- _YOUR TASK_: Restate the full listing word for word and leave the pictures out.

- _THE DATA_:
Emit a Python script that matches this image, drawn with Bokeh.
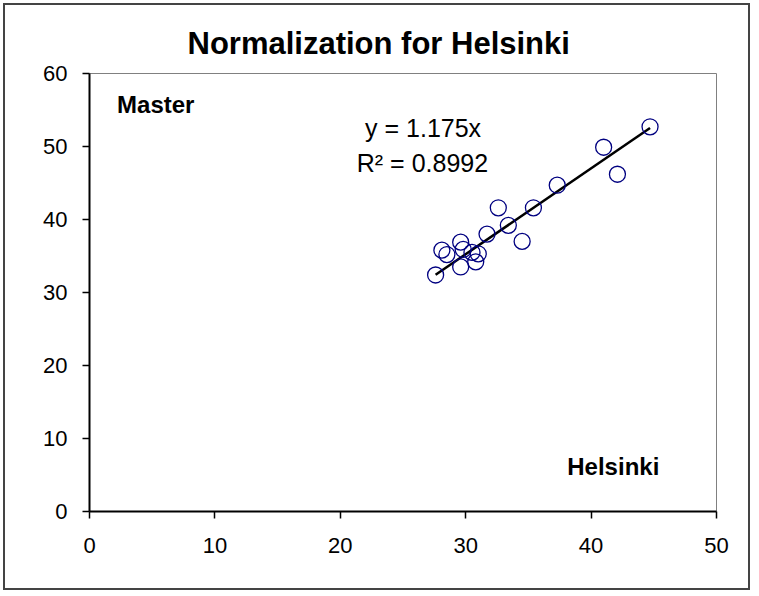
from bokeh.plotting import figure
from bokeh.models import Range1d, FixedTicker, Label
from bokeh.embed import file_html
from bokeh.resources import INLINE

# Data
helsinki = [27.6, 28.1, 28.5, 29.6, 29.8, 30.5, 31.0, 30.8, 29.6, 31.7,
            32.6, 33.4, 34.5, 35.4, 37.3, 41.0, 42.1, 44.7]
master = [32.4, 35.8, 35.2, 36.9, 35.9, 35.5, 35.3, 34.2, 33.5, 38.0,
          41.6, 39.2, 37.0, 41.6, 44.7, 49.9, 46.2, 52.7]
slope = 1.175
r2 = 0.8992
x_ticks = [0, 10, 20, 30, 40, 50]
y_ticks = [0, 10, 20, 30, 40, 50, 60]

FONT = "Liberation Sans"

p = figure(width=747, height=587, output_backend="svg", toolbar_location=None,
           x_range=Range1d(0, 50), y_range=Range1d(0, 60),
           min_border_left=84, min_border_right=36, min_border_top=68, min_border_bottom=81)
p.styles = {"border": "2px solid #444444", "margin-left": "3px", "margin-top": "3px"}

p.title.text = "Normalization for Helsinki"
p.title.text_font = FONT
p.title.text_font_size = "31px"
p.title.text_font_style = "bold"
p.title.text_color = "black"
p.title.align = "left"
p.title.offset = 98
p.title.standoff = 25

p.xgrid.visible = False
p.ygrid.visible = False
p.outline_line_color = "#808080"
p.outline_line_width = 1
p.background_fill_color = "white"
p.border_fill_color = "white"

for ax in (p.xaxis[0], p.yaxis[0]):
    ax.axis_line_color = "black"
    ax.axis_line_width = 2
    ax.major_tick_line_color = "black"
    ax.major_tick_line_width = 1.5
    ax.major_tick_out = 7
    ax.major_tick_in = 0
    ax.minor_tick_line_color = None
    ax.major_label_text_font = FONT
    ax.major_label_text_font_size = "22px"
    ax.major_label_text_color = "black"

p.xaxis[0].ticker = FixedTicker(ticks=x_ticks)
p.yaxis[0].ticker = FixedTicker(ticks=y_ticks)
p.xaxis[0].major_label_standoff = 19
p.yaxis[0].major_label_standoff = 15

# trend line through origin, drawn over the data's x span
x0, x1 = min(helsinki), max(helsinki)
p.line([x0, x1], [slope * x0, slope * x1], line_color="black", line_width=2.5)

p.scatter(helsinki, master, marker="circle", size=16, fill_color=None,
          line_color="#000080", line_width=1.3)

p.add_layout(Label(x=26.6, y=52.6, text=f"y = {slope}x", text_font=FONT,
                   text_font_size="25px", text_align="center", text_baseline="middle",
                   text_color="black"))
p.add_layout(Label(x=26.55, y=47.8, text=f"R\u00b2 = {r2}", text_font=FONT,
                   text_font_size="25px", text_align="center", text_baseline="middle",
                   text_color="black"))
p.add_layout(Label(x=2.2, y=55.7, text="Master", text_font=FONT, text_font_size="24px",
                   text_font_style="bold", text_align="left", text_baseline="middle",
                   text_color="black"))
p.add_layout(Label(x=38.1, y=6.1, text="Helsinki", text_font=FONT, text_font_size="24px",
                   text_font_style="bold", text_align="left", text_baseline="middle",
                   text_color="black"))

open("out.html", "w").write(file_html(p, INLINE))
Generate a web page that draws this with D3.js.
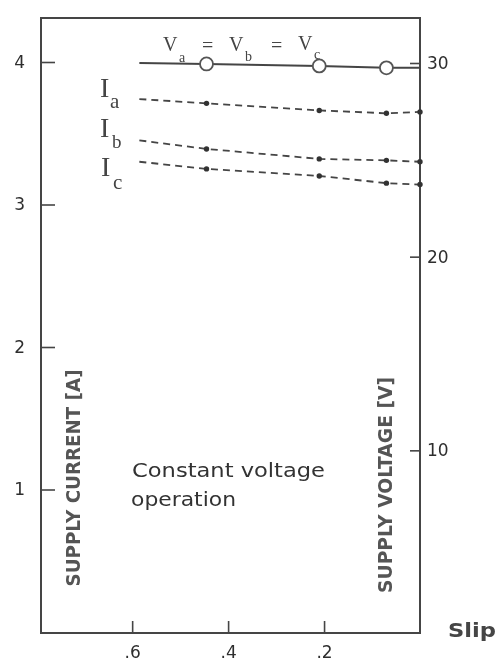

- _IN RESPONSE_:
Emit a Python script that matches this image, drawn with Bokeh.
from bokeh.plotting import figure
from bokeh.models import Range1d, FixedTicker, Label
from bokeh.embed import file_html
from bokeh.resources import INLINE

# Data
helsinki = [27.6, 28.1, 28.5, 29.6, 29.8, 30.5, 31.0, 30.8, 29.6, 31.7,
            32.6, 33.4, 34.5, 35.4, 37.3, 41.0, 42.1, 44.7]
master = [32.4, 35.8, 35.2, 36.9, 35.9, 35.5, 35.3, 34.2, 33.5, 38.0,
          41.6, 39.2, 37.0, 41.6, 44.7, 49.9, 46.2, 52.7]
slope = 1.175
r2 = 0.8992
x_ticks = [0, 10, 20, 30, 40, 50]
y_ticks = [0, 10, 20, 30, 40, 50, 60]

FONT = "Liberation Sans"

p = figure(width=747, height=587, output_backend="svg", toolbar_location=None,
           x_range=Range1d(0, 50), y_range=Range1d(0, 60),
           min_border_left=84, min_border_right=36, min_border_top=68, min_border_bottom=81)
p.styles = {"border": "2px solid #444444", "margin-left": "3px", "margin-top": "3px"}

p.title.text = "Normalization for Helsinki"
p.title.text_font = FONT
p.title.text_font_size = "31px"
p.title.text_font_style = "bold"
p.title.text_color = "black"
p.title.align = "left"
p.title.offset = 98
p.title.standoff = 25

p.xgrid.visible = False
p.ygrid.visible = False
p.outline_line_color = "#808080"
p.outline_line_width = 1
p.background_fill_color = "white"
p.border_fill_color = "white"

for ax in (p.xaxis[0], p.yaxis[0]):
    ax.axis_line_color = "black"
    ax.axis_line_width = 2
    ax.major_tick_line_color = "black"
    ax.major_tick_line_width = 1.5
    ax.major_tick_out = 7
    ax.major_tick_in = 0
    ax.minor_tick_line_color = None
    ax.major_label_text_font = FONT
    ax.major_label_text_font_size = "22px"
    ax.major_label_text_color = "black"

p.xaxis[0].ticker = FixedTicker(ticks=x_ticks)
p.yaxis[0].ticker = FixedTicker(ticks=y_ticks)
p.xaxis[0].major_label_standoff = 19
p.yaxis[0].major_label_standoff = 15

# trend line through origin, drawn over the data's x span
x0, x1 = min(helsinki), max(helsinki)
p.line([x0, x1], [slope * x0, slope * x1], line_color="black", line_width=2.5)

p.scatter(helsinki, master, marker="circle", size=16, fill_color=None,
          line_color="#000080", line_width=1.3)

p.add_layout(Label(x=26.6, y=52.6, text=f"y = {slope}x", text_font=FONT,
                   text_font_size="25px", text_align="center", text_baseline="middle",
                   text_color="black"))
p.add_layout(Label(x=26.55, y=47.8, text=f"R\u00b2 = {r2}", text_font=FONT,
                   text_font_size="25px", text_align="center", text_baseline="middle",
                   text_color="black"))
p.add_layout(Label(x=2.2, y=55.7, text="Master", text_font=FONT, text_font_size="24px",
                   text_font_style="bold", text_align="left", text_baseline="middle",
                   text_color="black"))
p.add_layout(Label(x=38.1, y=6.1, text="Helsinki", text_font=FONT, text_font_size="24px",
                   text_font_style="bold", text_align="left", text_baseline="middle",
                   text_color="black"))

open("out.html", "w").write(file_html(p, INLINE))
Generate a web page that draws this with D3.js.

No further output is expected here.